-- Written task --
Return the records from the first line through the line containing "const fontSize = 21;", and leave out the pictures.

Entries with chart source code:
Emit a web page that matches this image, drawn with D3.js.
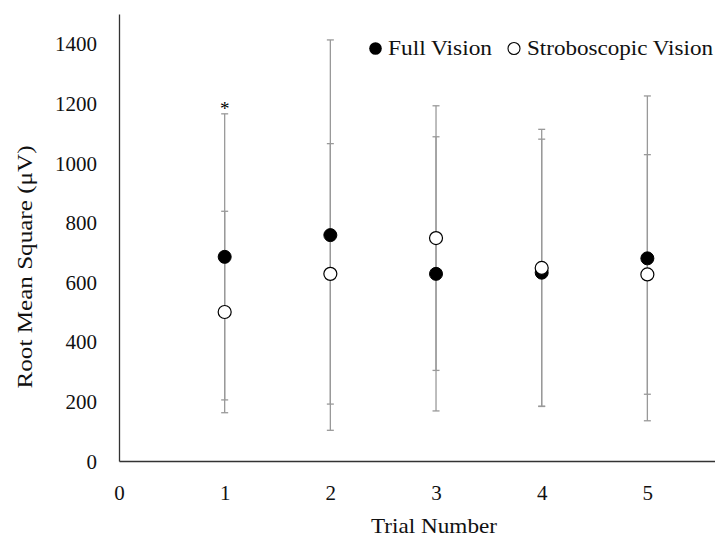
<!DOCTYPE html>
<html>
<head>
<meta charset="utf-8">
<script src="https://cdn.jsdelivr.net/npm/d3@7"></script>
<style>
  body { margin: 0; background: #fff; }
  text { font-family: 'Liberation Serif', serif; }
</style>
</head>
<body>
<div id='chart'></div>
<script>

// Data
const trials = [1, 2, 3, 4, 5];
const fullMean = [685, 758, 628, 632, 680];
const fullErr = [480, 655, 460, 448, 545];
const stroMean = [500, 628, 748, 648, 626];
const stroErr = [338, 437, 444, 465, 402];
const yTicks = [0, 200, 400, 600, 800, 1000, 1200, 1400];
const xTicks = [0, 1, 2, 3, 4, 5];
const seriesNames = ['Full Vision', 'Stroboscopic Vision'];

// Page Dimensions
const W = 715, H = 538;
const margin = {top: 14, right: 0, bottom: 77, left: 119};

const svg = d3.select('#chart').append('svg')
  .attr('width', W)
  .attr('height', H);

const x = d3.scaleLinear().domain([0, 5.64]).range([margin.left, W - margin.right]);
const y = d3.scaleLinear().domain([0, 1500]).range([H - margin.bottom, margin.top]);

const axisColor = '#333';
const barColor = '#999';
const fontSize = 21;

// Axes
const yAxis = svg.append('g')
  .attr('transform', `translate(${margin.left},0)`)
  .call(d3.axisLeft(y).tickValues(yTicks).tickFormat(d3.format('d')).tickSize(0).tickPadding(22));
yAxis.select('.domain').attr('stroke', axisColor).attr('stroke-width', 1.3);
yAxis.selectAll('text')
  .attr('font-family', 'Liberation Serif')
  .attr('font-size', fontSize)
  .attr('fill', '#111')
  .attr('dy', '0.34em');

const xAxis = svg.append('g')
  .attr('transform', `translate(0,${H - margin.bottom})`)
  .call(d3.axisBottom(x).tickValues(xTicks).tickFormat(d3.format('d')).tickSize(0).tickPadding(24));
xAxis.select('.domain').attr('stroke', axisColor).attr('stroke-width', 1.3);
xAxis.selectAll('text')
  .attr('font-family', 'Liberation Serif')
  .attr('font-size', fontSize)
  .attr('fill', '#111');

// Axis titles (stretched a little to match the wider original face)
svg.append('text')
  .attr('x', 434)
  .attr('y', 533)
  .attr('text-anchor', 'middle')
  .attr('font-size', fontSize)
  .attr('textLength', 126)
  .attr('lengthAdjust', 'spacingAndGlyphs')
  .attr('fill', '#111')
  .text('Trial Number');

svg.append('text')
  .attr('transform', 'translate(32,267) rotate(-90)')
  .attr('text-anchor', 'middle')
  .attr('font-size', fontSize)
  .attr('textLength', 243)
  .attr('lengthAdjust', 'spacingAndGlyphs')
  .attr('fill', '#111')
  .text('Root Mean Square (\u03BCV)');

// Error bars
const capW = 3.5;
function errorBars(means, errs) {
  const g = svg.append('g');
  trials.forEach((t, i) => {
    const lo = means[i] - errs[i], hi = means[i] + errs[i];
    g.append('line')
      .attr('x1', x(t)).attr('x2', x(t))
      .attr('y1', y(lo)).attr('y2', y(hi))
      .attr('stroke', barColor).attr('stroke-width', 1.3);
    [lo, hi].forEach(v => {
      g.append('line')
        .attr('x1', x(t) - capW).attr('x2', x(t) + capW)
        .attr('y1', y(v)).attr('y2', y(v))
        .attr('stroke', barColor).attr('stroke-width', 1.3);
    });
  });
}
errorBars(fullMean, fullErr);
errorBars(stroMean, stroErr);

// Markers
svg.append('g').selectAll('circle')
  .data(trials)
  .enter().append('circle')
  .attr('cx', d => x(d))
  .attr('cy', (d, i) => y(fullMean[i]))
  .attr('r', 6.5)
  .attr('fill', '#000')
  .attr('stroke', '#000')
  .attr('stroke-width', 1);

svg.append('g').selectAll('circle')
  .data(trials)
  .enter().append('circle')
  .attr('cx', d => x(d))
  .attr('cy', (d, i) => y(stroMean[i]))
  .attr('r', 6.5)
  .attr('fill', '#fff')
  .attr('stroke', '#000')
  .attr('stroke-width', 1.2);

// Significance marker
svg.append('text')
  .attr('x', x(1))
  .attr('y', y(fullMean[0] + fullErr[0]) + 1)
  .attr('text-anchor', 'middle')
  .attr('font-size', 19)
  .attr('fill', '#000')
  .text('*');

// Legend
const legend = svg.append('g');
legend.append('circle')
  .attr('cx', 375.5).attr('cy', 48.5).attr('r', 6.3)
  .attr('fill', '#000');
legend.append('text')
  .attr('x', 388).attr('y', 55)
  .attr('font-size', fontSize)
  .attr('textLength', 104)
  .attr('lengthAdjust', 'spacingAndGlyphs')
  .attr('fill', '#111')
  .text(seriesNames[0]);
legend.append('circle')
  .attr('cx', 514).attr('cy', 48.5).attr('r', 6)
  .attr('fill', '#fff')
  .attr('stroke', '#000')
  .attr('stroke-width', 1.1);
legend.append('text')
  .attr('x', 527).attr('y', 55)
  .attr('font-size', fontSize)
  .attr('textLength', 186)
  .attr('lengthAdjust', 'spacingAndGlyphs')
  .attr('fill', '#111')
  .text(seriesNames[1]);

</script>
</body>
</html>
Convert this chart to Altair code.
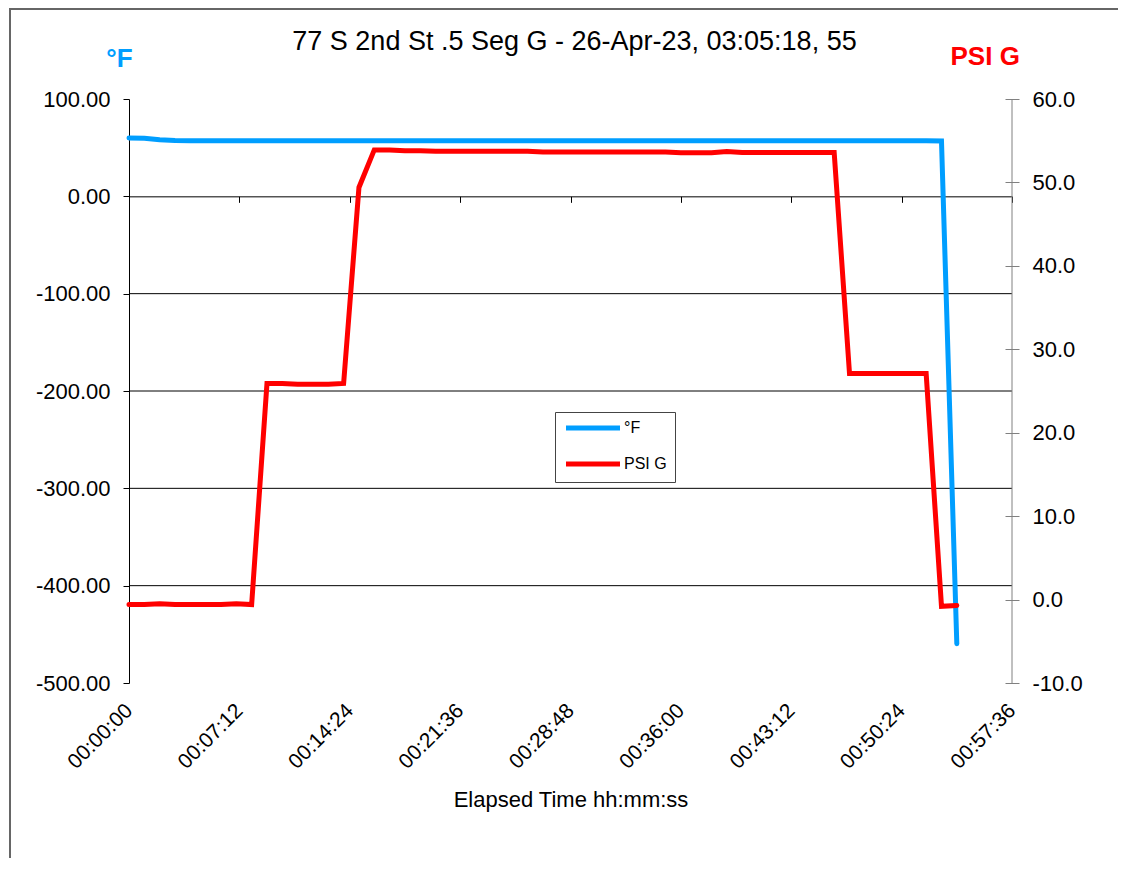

-- Final answer --
Emit a web page that matches this image, drawn with D3.js.
<!DOCTYPE html>
<html>
<head>
<meta charset="utf-8">
<script src="https://cdn.jsdelivr.net/npm/d3@7"></script>
<style>
  body { margin: 0; background: #fff; }
  text { font-family: 'Liberation Serif', serif; }
</style>
</head>
<body>
<div id='chart'></div>
<script>

// Data
const trials = [1, 2, 3, 4, 5];
const fullMean = [685, 758, 628, 632, 680];
const fullErr = [480, 655, 460, 448, 545];
const stroMean = [500, 628, 748, 648, 626];
const stroErr = [338, 437, 444, 465, 402];
const yTicks = [0, 200, 400, 600, 800, 1000, 1200, 1400];
const xTicks = [0, 1, 2, 3, 4, 5];
const seriesNames = ['Full Vision', 'Stroboscopic Vision'];

// Page Dimensions
const W = 715, H = 538;
const margin = {top: 14, right: 0, bottom: 77, left: 119};

const svg = d3.select('#chart').append('svg')
  .attr('width', W)
  .attr('height', H);

const x = d3.scaleLinear().domain([0, 5.64]).range([margin.left, W - margin.right]);
const y = d3.scaleLinear().domain([0, 1500]).range([H - margin.bottom, margin.top]);

const axisColor = '#333';
const barColor = '#999';
const fontSize = 21;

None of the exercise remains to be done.